ScreeningNotes’s review published on Letterboxd:
"This is supposed to be Christmas, what the hell is going on?"
Ahh, Christmas time. A time for the whole family to come together and—for the first and last time of the year—agree on what movie to watch. Every family has its Christmas movie, whether it's the touching drama of It's a Wonderful Life, the hilarious antics of Elf, or the pulse-pounding action of Die Hard. These movies usually feature a family which comes together (like the ones on the couch) to experience a forgotten sense of love and community, and there's some sort of message about enjoying what you have because you won't have it forever.
Then there's Gremlins. Gremlins takes place on Christmas, and it centrally features a family of sorts (the father's dysfunctional inventions indicate a deeper disquiet) but the similarities end there. Part of what's so wonderful about Gremlins is that it takes the audience's expectations and throws them back in its face.
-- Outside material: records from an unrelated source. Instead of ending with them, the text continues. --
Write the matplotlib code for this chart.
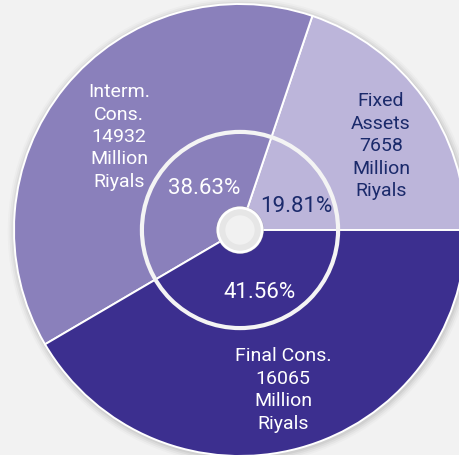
import matplotlib
matplotlib.use('Agg')
import matplotlib.pyplot as plt
from matplotlib.patches import Circle

# data
names = ['Fixed\nAssets', 'Interm.\nCons.', 'Final Cons.']
values = [7658, 14932, 16065]
colors = ['#bcb5da', '#8a80bb', '#3c2f8f']
text_colors = ['#1b2a6b', 'white', 'white']

plt.rcParams['font.family'] = ['Roboto', 'DejaVu Sans']

W, H = 460, 456
fig = plt.figure(figsize=(W / 100, H / 100), dpi=100, facecolor='#f2f2f2')
ax = fig.add_axes([0, 0, 1, 1])
ax.set_facecolor('#f2f2f2')

# pie centre at pixel (240, 231), radius 226 px
R = 226.0
cx, cy = 240.0, 231.0

# soft shadow behind the disc
for k, a in enumerate([0.05, 0.04, 0.03, 0.02]):
    ax.add_patch(Circle((0.004, -0.006), 1.0 + 0.008 * (k + 1), color='black',
                        alpha=a, lw=0, zorder=0))

labels = [f'{n}\n{v}\nMillion\nRiyals' for n, v in zip(names, values)]
wedges, texts, autotexts = ax.pie(
    values, colors=colors, startangle=0, counterclock=True, radius=1.0,
    labels=labels, labeldistance=0.72, autopct='%.2f%%', pctdistance=0.27,
    wedgeprops=dict(edgecolor='white', linewidth=1.4),
    textprops=dict(fontsize=14, linespacing=1.32))
for t, c in zip(texts, text_colors):
    t.set_color(c)
    t.set_ha('center')
    t.set_va('center')
for t, c in zip(autotexts, text_colors):
    t.set_color(c)
    t.set_fontsize(16)

# place labels as in the original
texts[0].set_position((0.624, 0.376))
texts[1].set_position((-0.535, 0.416))
texts[2].set_position((0.190, -0.704))
autotexts[0].set_position((0.25, 0.11))
autotexts[1].set_position((-0.16, 0.19))
autotexts[2].set_position((0.085, -0.27))

ax.set_xlim(-cx / R, (W - cx) / R)
ax.set_ylim(-(H - cy) / R, cy / R)
ax.set_aspect('equal')
ax.axis('off')

# inner ring
ax.add_patch(Circle((0, 0), 0.434, fill=False, edgecolor='#f4f4f4', lw=3, zorder=5))

# centre hole
ax.add_patch(Circle((0, 0), 0.106, color='#9a9a9a', alpha=0.5, lw=0, zorder=6))
ax.add_patch(Circle((0, 0), 0.098, facecolor='#e6e6e6', edgecolor='white', lw=2, zorder=7))
ax.add_patch(Circle((0, 0), 0.065, facecolor='#f1f1f1', lw=0, zorder=8))

fig.savefig('out.png', dpi=100, facecolor=fig.get_facecolor())
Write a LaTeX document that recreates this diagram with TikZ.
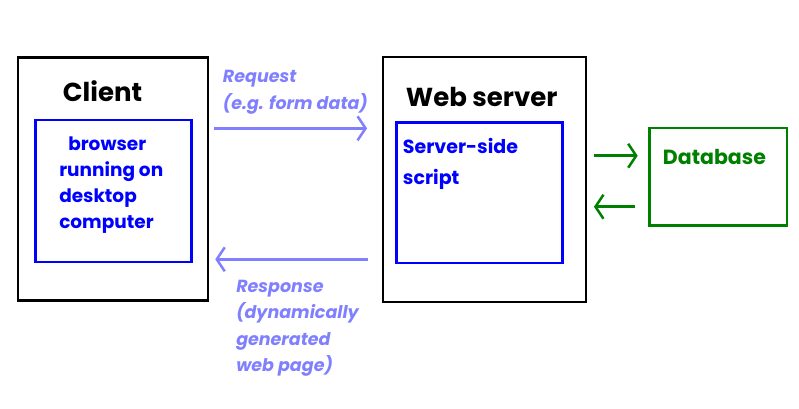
\documentclass[tikz,border=0pt]{standalone}
\usepackage{fontspec}
\setmainfont{Poppins}
\usepackage{xcolor}
\usetikzlibrary{arrows.meta}
\definecolor{msgblue}{RGB}{128,128,255}
\definecolor{dbgreen}{RGB}{0,128,0}
\tikzset{
  flow/.style={x=1pt,y=-1pt,
    line width=2.5pt,
    >={Straight Barb[length=8pt,width=24pt]},
    every node/.style={inner sep=0pt}},
  outerbox/.style={rectangle,draw=black,line width=2.5pt},
  innerbox/.style={rectangle,draw=blue,line width=2.5pt},
  dbbox/.style={rectangle,draw=dbgreen,line width=2.5pt},
  title/.style={font=\fontsize{26}{30}\selectfont\bfseries,anchor=base},
  body/.style={font=\fontsize{18.5}{26}\selectfont\bfseries,align=left,anchor=base west},
  msg/.style={font=\fontsize{17.5}{26.5}\selectfont\bfseries\itshape,text=msgblue,align=left,anchor=base west},
  msgarrow/.style={->,draw=msgblue},
  dbarrow/.style={->,draw=dbgreen}
}
\begin{document}
\begin{tikzpicture}[flow]
    \useasboundingbox (0,0) rectangle (799,408);
      \node[outerbox,minimum width=190pt,minimum height=243.4pt] (client) at (113,179) {};
      \node[innerbox,minimum width=156pt,minimum height=142pt] (browser) at (113.6,190.8) {};
      \node[outerbox,minimum width=203.4pt,minimum height=244.8pt] (server) at (484.5,179.6) {};
      \node[innerbox,minimum width=166pt,minimum height=140.3pt] (script) at (479.5,192.7) {};
      \node[dbbox,minimum width=137.7pt,minimum height=97.7pt] (db) at (718.3,176.7) {};
      % texts (base = last line)
      \node[title] (clientname) at (102.5,101.7) {Client};
      \node[title] (servername) at (481.7,106.7) {Web server};
      \node[body,text=blue] (browsertext) at (58,228) {\hspace*{9pt}browser\\running on\\desktop\\computer};
      \node[body,text=blue,font=\fontsize{19}{26}\selectfont\bfseries] (scripttext) at (401.7,184.3) {Server-side\\[5pt]script};
      \node[body,text=dbgreen,font=\fontsize{20.5}{26}\selectfont\bfseries] (dbtext) at (661.7,164.3) {Database};
      \node[msg] (reqtext) at (221.7,109.3) {Request\\(e.g. form data)};
      \node[msg] (resptext) at (235,371.7) {Response\\(dynamically\\generated\\web page)};
      % connectors
      \draw[msgarrow,shorten <=5pt,shorten >=14.5pt] (client.east |- 0,128.3) -- (server.west |- 0,128.3);
      \draw[msgarrow,shorten <=13.5pt,shorten >=6pt] (server.west |- 0,259.3) -- (client.east |- 0,259.3);
      \draw[dbarrow,shorten <=6.5pt,shorten >=10.5pt] (server.east |- 0,155.7) -- (db.west |- 0,155.7);
      \draw[dbarrow,shorten <=13pt,shorten >=6.5pt] (db.west |- 0,206.7) -- (server.east |- 0,206.7);
    \end{tikzpicture}
\end{document}
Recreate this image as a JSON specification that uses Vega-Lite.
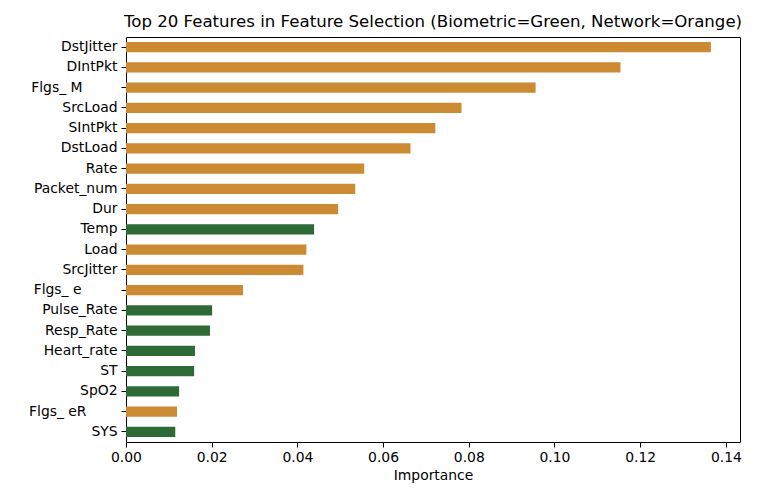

There are heavy visual references to It's a Wonderful Life—heck, Billy Peltzer even watches it on TV—in the same movie with a silly special effects monster spinning around in a blender, his green blood splattering all over the walls. Gremlins is like your friend that always sings In Da Club at birthdays because that's just who he is. It is exactly what it wants to be without making concessions to generic mass appeal.
In purely technical terms, Gremlins is also quite good-looking, and I'm not just talking about the title characters themselves. As a proponent of practical effects I can't help but love them along with their comedic counterpart in the form of Papa Peltzer's malfunctioning machinery. But on top of that the movie is actually lit and shot in a very classy way. The dark scenes have a purposefully cheesy imitation noir aesthetic and the lighter family scenes look like they're pulled straight from the best of ET. And as is important in any comedy, the musical cues are impeccable (see: "Do you hear what I hear?").
However, like your friend singing 50 Cent, Gremlins is not exactly a masterpiece of cinematic construction. The story is functional enough, with Billy Peltzer as the audience's conduit into the mayhem, but there's not much of an emotional core to the film. Sure he sort of gets the girl, but what minimal character plotting there is happens parallel the central action without ever really intersecting it. And it certainly doesn't help that some of the acting could be much more convincing.
But these are far from insurmountable shortcomings, and thanks to the film's unique sense of humor and consistent visual style I can see why it developed the cult following it enjoys today. Let's just keep those little guys out of the control room so we can enjoy our reviews in peace.